Red seemed to be the only pony able to face the monster at this point, flaring her anima equally to its greatest extent, the light of her soul revealing itself as a golden bagua on the ground around her, with golden images of various weapons appearing above each bagua symbol. Charging at the monster with her still red-hot edged blade, Red tried to engage the monster – but at this point, to Speakers absolute horror, the monster made its counterattack to Shimmer’s charge.
With one fell flash of its giant blade Shimmer was cut in half – as a tyrant lizard – her giant bisected form spilling gallons of blood everywhere as a shadow limb extended up and grabbed the upper half… swinging it around and smashing it into Red who was struck perfectly, getting knocked out instantly from the immense bulk she was struck with at such speed.
Speaker couldn’t make himself do anything out abject horror, the monster simply dropping the top half of Shimmer which, along with her bottom half, slowly shrank back into normal pony pieces… but leaving behind a huge puddle of blood mixed with bone chips and the odd bit of tyrant lizard organ tissue.
It was when Shimmer, now in a very much bisected pony form, made one final pained and bloodied cough with lungs that could no longer breathe due to having had their bottom parts cut off – along with the rest of her – that Speaker leapt to her side, cradling her head as he cried deeply. This was wrong. It wasn’t…. this shouldn’t end like this. Shimmer had held out for so long. This was just wrong.

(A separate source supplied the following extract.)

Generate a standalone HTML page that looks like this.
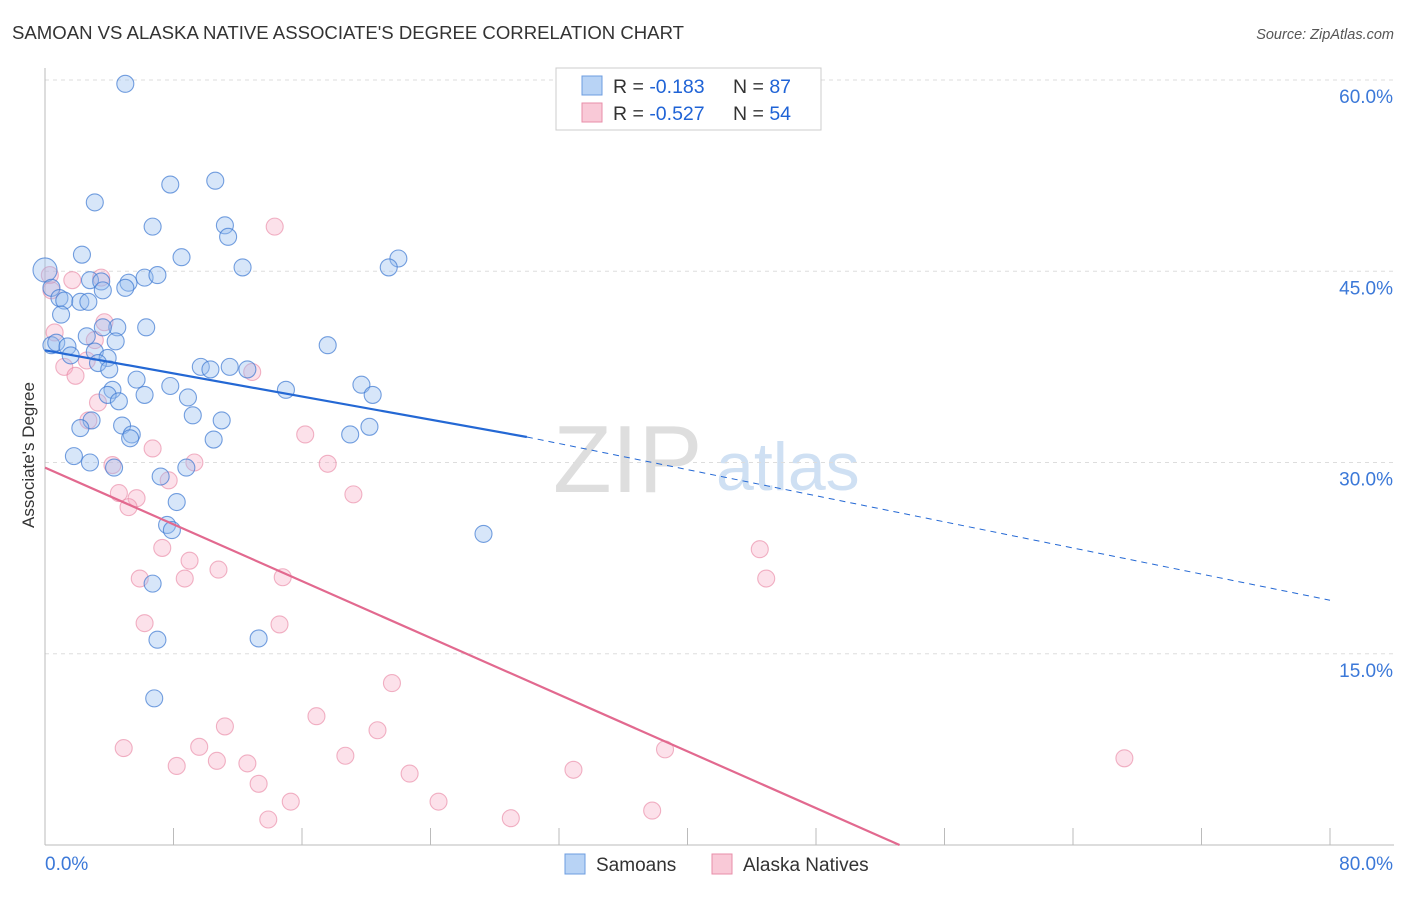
<!DOCTYPE html>
<html><head><meta charset="utf-8"><style>
body{margin:0;background:#fff;font-family:"Liberation Sans",sans-serif}
svg text{font-family:"Liberation Sans",sans-serif}
</style></head><body>
<svg id="chart" width="1406" height="892" xmlns="http://www.w3.org/2000/svg">
<text x="12" y="39" font-size="18" fill="#333" textLength="672" lengthAdjust="spacingAndGlyphs">SAMOAN VS ALASKA NATIVE ASSOCIATE'S DEGREE CORRELATION CHART</text>
<text x="1394" y="39" font-size="14.5" fill="#555" font-style="italic" text-anchor="end">Source: ZipAtlas.com</text>
<text x="553" y="492" font-size="96" fill="#dedede" font-family="Liberation Serif">ZIP</text>
<text x="716" y="490" font-size="68" fill="#cfe0f3">atlas</text>
<text x="34" y="455" font-size="17" fill="#333" transform="rotate(-90 34 455)" text-anchor="middle">Associate's Degree</text>
<g id="grid"></g><g id="axes"></g><g id="pts"></g><g id="trends"></g>
<g>
<rect x="556" y="68" width="265" height="62" fill="#fff" stroke="#ccc"/>
<rect x="582" y="76" width="20" height="19" fill="#b8d3f5" stroke="#6c9de0"/>
<rect x="582" y="103" width="20" height="19" fill="#f9c9d7" stroke="#e88ea9"/>
<text x="613" y="93" font-size="19.5" fill="#333">R = <tspan fill="#1f63d6">-0.183</tspan></text>
<text x="733" y="93" font-size="19.5" fill="#333">N = <tspan fill="#1f63d6">87</tspan></text>
<text x="613" y="120" font-size="19.5" fill="#333">R = <tspan fill="#1f63d6">-0.527</tspan></text>
<text x="733" y="120" font-size="19.5" fill="#333">N = <tspan fill="#1f63d6">54</tspan></text>
</g>
<g>
<rect x="565" y="854" width="20" height="20" fill="#b8d3f5" stroke="#6c9de0"/>
<text x="596" y="871" font-size="19" fill="#333">Samoans</text>
<rect x="712" y="854" width="20" height="20" fill="#f9c9d7" stroke="#e88ea9"/>
<text x="743" y="871" font-size="19" fill="#333">Alaska Natives</text>
</g>
</svg>
<script>
const blueX=[5.0,7.8,10.6,3.1,6.7,11.2,11.4,2.3,8.5,22.0,21.4,12.3,0,5.2,6.2,7.0,2.8,3.5,5.0,3.6,0.4,0.9,1.2,2.2,2.7,1.0,4.5,6.3,3.6,2.6,4.4,17.6,0.4,0.7,1.4,1.6,3.1,3.9,3.3,4.0,9.7,10.3,11.5,12.6,5.7,7.8,4.2,15.0,19.7,20.4,3.9,6.2,8.9,4.6,9.2,11.0,2.9,2.2,4.8,20.2,19.0,5.4,5.3,10.5,1.8,2.8,8.8,4.3,7.2,8.2,7.6,7.9,27.3,6.7,7.0,13.3,6.8];
const blueY=[59.7,51.8,52.1,50.4,48.5,48.6,47.7,46.3,46.1,46.0,45.3,45.3,45.1,44.1,44.5,44.7,44.3,44.2,43.7,43.5,43.7,42.9,42.7,42.6,42.6,41.6,40.6,40.6,40.6,39.9,39.5,39.2,39.2,39.4,39.1,38.4,38.7,38.2,37.8,37.3,37.5,37.3,37.5,37.3,36.5,36.0,35.7,35.7,36.1,35.3,35.3,35.3,35.1,34.8,33.7,33.3,33.3,32.7,32.9,32.8,32.2,32.2,31.9,31.8,30.5,30.0,29.6,29.6,28.9,26.9,25.1,24.7,24.4,20.5,16.1,16.2,11.5];
const pinkX=[14.3,0.3,1.7,3.5,0.4,3.7,0.6,3.1,2.6,1.2,1.9,12.9,3.3,2.7,16.2,6.7,9.3,4.2,17.6,7.7,19.2,4.6,5.7,5.2,7.3,9.0,44.5,10.8,5.9,8.7,14.8,44.9,6.2,14.6,21.6,11.2,16.9,20.7,4.9,9.6,38.6,18.7,67.2,10.7,12.6,8.2,22.7,32.9,13.3,15.3,24.5,37.8,29.0,13.9];
const pinkY=[48.5,44.7,44.3,44.5,43.5,41.0,40.2,39.6,38.0,37.5,36.8,37.1,34.7,33.3,32.2,31.1,30.0,29.8,29.9,28.6,27.5,27.6,27.2,26.5,23.3,22.3,23.2,21.6,20.9,20.9,21.0,20.9,17.4,17.3,12.7,9.3,10.1,9.0,7.6,7.7,7.5,7.0,6.8,6.6,6.4,6.2,5.6,5.9,4.8,3.4,3.4,2.7,2.1,2.0];
const blueTrend=[38.8,32.0,19.2]; // at x=0,30,80
const pinkTrend=[29.6,53.2]; // y at x=0, x where y=0
const yTicks=[15,30,45,60];
const xTickVals=[0,8,16,24,32,40,48,56,64,72,80];
const NS="http://www.w3.org/2000/svg";
const X=v=>45+v*1285/80, Y=v=>845-v*12.75;
function mk(t,a,p){const e=document.createElementNS(NS,t);for(const k in a)e.setAttribute(k,a[k]);document.getElementById(p).appendChild(e);return e;}
yTicks.forEach(t=>{
 const l=mk('line',{x1:45,x2:1394,y1:Y(t),y2:Y(t),stroke:'#ddd','stroke-dasharray':'4,4'},'grid');
 
 
 const tx=mk('text',{x:1393,y:Y(t)+23,'font-size':19,fill:'#3b78d8','text-anchor':'end'},'axes');
 tx.textContent=t.toFixed(1)+'%';
 
 
});
const ax=mk('line',{x1:45,x2:1394,y1:845,y2:845,stroke:'#bbb'},'axes');


const ay=mk('line',{x1:45,x2:45,y1:68,y2:845,stroke:'#bbb'},'axes');


xTickVals.forEach(t=>{
 const l=mk('line',{x1:X(t),x2:X(t),y1:828,y2:845,stroke:'#bbb'},'axes');
 
 
});
[[0,'start'],[80,'end']].forEach(([t,a])=>{
 const tx=mk('text',{x:t==0?45:1393,y:870,'font-size':19,fill:'#3b78d8','text-anchor':a},'axes');
 tx.textContent=t.toFixed(1)+'%';
 
 
});
pinkX.forEach((v,i)=>{
 const c=mk('circle',{cx:X(v),cy:Y(pinkY[i]),r:8.5,fill:'rgba(246,170,195,0.35)',stroke:'rgba(232,130,160,0.6)','stroke-width':1.1},'pts');
 
 
});
blueX.forEach((v,i)=>{
 const c=mk('circle',{cx:X(v),cy:Y(blueY[i]),r:i==12?12:8.5,fill:'rgba(150,190,240,0.38)',stroke:'rgba(60,120,210,0.7)','stroke-width':1.1},'pts');
 
 
});
const b1=mk('line',{x1:X(0),y1:Y(blueTrend[0]),x2:X(30),y2:Y(blueTrend[1]),stroke:'#2468d4','stroke-width':2.2},'trends');


const b2=mk('line',{x1:X(30),y1:Y(blueTrend[1]),x2:X(80),y2:Y(blueTrend[2]),stroke:'#2468d4','stroke-width':1,'stroke-dasharray':'6,5'},'trends');


const p1=mk('line',{x1:X(0),y1:Y(pinkTrend[0]),x2:X(pinkTrend[1]),y2:Y(0),stroke:'#e2698f','stroke-width':2.2},'trends');


</script>
</body></html>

Speaker didn’t notice as the monster retrieved a foal and walked past him as if he and Shimmer wasn’t even there, dragging an unconscious foal behind him. Sullen Hoof tried to stop the monster, but with a swing of the giant sword he received a deep cut that nearly liberated his left shoulder and forelimb from his body, it merely hanging on by a few frayed strands of sinew and flesh…
Speaker didn’t look up as Sullen Hoof howled in pain from his injuries, or as the foal the monster had taken just barely managed to regain consciousness for a few terrifying moments as it was rammed down on the spike, the poor thing only managing a weak gasping wail that ended far too quickly before it died, the soulsteel rod claiming its soul.
The monster left quietly – and indeed, it had left no hoofprints.
As Red came to an hour to so later, bruised and aching, she found Sullen Hoof nearly dead from bloodloss, Cash unconscious and bleeding heavily from having been skewered in his left leg by a shattered wooden beam from having crashed into a hut and finally a largely uninjured Speaker cradling the lifeless top half of Shimmer’s body as he sat in a large pool of blood.